What do you get when you bring together a handful of strangers, some cardboard, a roll of duct tape and a couple of pool noodles?

If you're lucky, something that floats.

"Are you an engineer or anything?" Avery Miller asked Ashley Morton.

"I'm a software developer," Morton replied.

They plowed ahead anyway as part of a team making a boat out of cardboard at Riverfest on Thursday night. They were among more than 300 interns in Wichita for the summer who took part in an event created just for them.

Young Professionals of Wichita and the Greater Wichita Partnership organized the event so interns could meet each other and build positive memories of their time in Wichita.

The idea is "to help them see that Wichita is a place for them to settle down and get a job and see themselves living here," said Leah Sakr Lavender, talent specialist for Greater Wichita Partnership.

Riverfest is an ideal setting to bring interns together, Lavender said, because "it's the biggest party that we have" and it's at the beginning of summer, so they have time to build those relationships and explore the city and surrounding area.

Dozens of interns signed up for a cardboard regatta, in which they were randomly organized in teams and given perhaps an hour to build a boat and race it on the Arkansas River.

Others simply took in Riverfest and gathered for pizza and beverages next to Century II. Some have been here for a month already, while others arrived a few days ago.

Jack Langner said he was nervous about coming to Wichita from Atlanta for an internship at Textron because he was going "in the middle of the country," but he's been pleasantly surprised.

"What I like is it’s small town, but it’s got all the city amenities you would need: great breweries, great restaurants, a cool downtown scene," Langner said.

"It has been awesome. I could see myself living here," he said. "I really like it."

Justin Sutcliff said Wichita's much different from his native Maryland, but he's enjoying it.

"It's small, but it's fun still," said Sutcliff, who's going to Purdue and interning at Spirit. "There's lots to do and traffic is nothing like D.C. traffic, so that's a plus."

Dylan Fitzgerald just arrived in Wichita from St. Louis, but he's already impressed with how nice people are. As he worked on a boat with Brian McTigue, another St. Louis native, McTigue was telling him about good local restaurants and breweries.

"The Hopping Gnome is great," McTigue said.

Interns have also been given a passport featuring popular restaurants, breweries and attractions.

"That's keeping them busy and getting them excited to go do everything they can while they're here," said Pooja Patel, intern program manager for Textron.

Christina Keyes, who is interning at Koch Industries, said Wichita feels like it's in a bubble compared with her native Georgia.

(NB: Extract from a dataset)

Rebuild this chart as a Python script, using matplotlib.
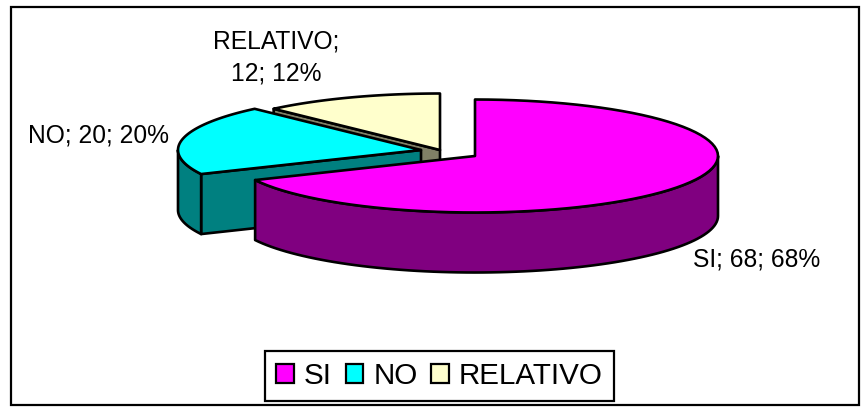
import numpy as np
import matplotlib
matplotlib.use("Agg")
import matplotlib.pyplot as plt
from matplotlib.patches import Polygon, Rectangle

categories = ["SI", "NO", "RELATIVO"]
values = [68, 20, 12]
percents = [68, 20, 12]
top_colors = ["#FF00FF", "#00FFFF", "#FFFFCC"]
side_colors = ["#800080", "#008080", "#808066"]

plt.rcParams['font.family'] = ['Liberation Sans', 'DejaVu Sans']

# pie geometry in image pixels
centers = [(475, 156), (421, 150), (440, 150)]
rx = 243
ry = 56.5
depth = 60
lw = 1.9


def arc(center, a, b):
	# angles clockwise from the top of the pie, in degrees
	t = np.radians(np.linspace(a, b, 80))
	return np.column_stack((center[0] + rx * np.sin(t), center[1] - ry * np.cos(t)))


def face(ax, pts, color, z):
	ax.add_patch(Polygon(pts, closed=True, facecolor=color, edgecolor="black", linewidth=lw, joinstyle="round", zorder=z))


fig = plt.figure(figsize=(8.62, 4.08), dpi=100)
ax = fig.add_axes([0, 0, 1, 1])
ax.set_xlim(0, 862)
ax.set_ylim(408, 0)
ax.axis("off")

ax.add_patch(Rectangle((11, 7), 848, 398, facecolor="white", edgecolor="black", linewidth=1.6, zorder=0))

# slices go back to front: RELATIVO, NO, SI
angles = np.cumsum([0] + values) / sum(values) * 360
z = 1
for i in [2, 1, 0]:
	a, b = angles[i], angles[i + 1]
	c = centers[i]
	top = arc(c, a, b)

	# the cut edge that faces the viewer
	if a > 180:
		p = arc(c, a, a)[0]
		face(ax, [c, p, (p[0], p[1] + depth), (c[0], c[1] + depth)], side_colors[i], z)
		z += 1

	# outer wall, only the front half of the rim shows
	lo, hi = max(a, 90), min(b, 270)
	if lo < hi:
		rim = arc(c, lo, hi)
		low = rim[::-1] + [0, depth]
		face(ax, np.vstack((rim, low)), side_colors[i], z)
		z += 1

	face(ax, np.vstack(([c], top)), top_colors[i], z)
	z += 1

# data labels
lab_size = 17.7
ax.text(757, 260, "%s; %d; %d%%" % (categories[0], values[0], percents[0]), fontsize=lab_size, ha="center", va="center", zorder=20)
ax.text(99, 135, "%s; %d; %d%%" % (categories[1], values[1], percents[1]), fontsize=lab_size, ha="center", va="center", zorder=20)
ax.text(276, 41, "%s;" % categories[2], fontsize=lab_size, ha="center", va="center", zorder=20)
ax.text(276, 73, "%d; %d%%" % (values[2], percents[2]), fontsize=lab_size, ha="center", va="center", zorder=20)

# legend
handles = [Rectangle((0, 0), 1, 1, facecolor=col, edgecolor="black", linewidth=1.6) for col in top_colors]
leg = ax.legend(handles, categories, ncol=3, loc="center", bbox_to_anchor=(439.5 / 862, 1 - 376 / 408),
	fontsize=21.3, frameon=True, fancybox=False, framealpha=1, edgecolor="black",
	handlelength=0.6, handleheight=0.6, handletextpad=0.33, columnspacing=0.47, borderpad=0.38, borderaxespad=0)
leg.get_frame().set_linewidth(1.6)
leg.set_zorder(20)

fig.savefig("out.png", dpi=100)
plt.close()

"It's pretty barren out here, in terms of trees," Keyes said as she worked on a cardboard boat next to the river. "Wichita's not bad. I don't know if I could live here."

But the city seems like an oasis of sorts to Tom Crotzer, a New Mexico native who is attending BYU.

"Wichita's beautiful," Crotzer said. "It's green, the weather's nice, the people are nice. I've enjoyed my time here."

That's what business recruitment officials like to hear.

"We love this," Ramon Emmart, intern recruiting administrator for Fidelity Bank, said of the Riverfest event for interns. "It's a good way for young talent to find and appreciate what the city has to offer. We want to retain and keep them in the city."

Plans are already under way to make similar intern gatherings an annual event, Lavender said.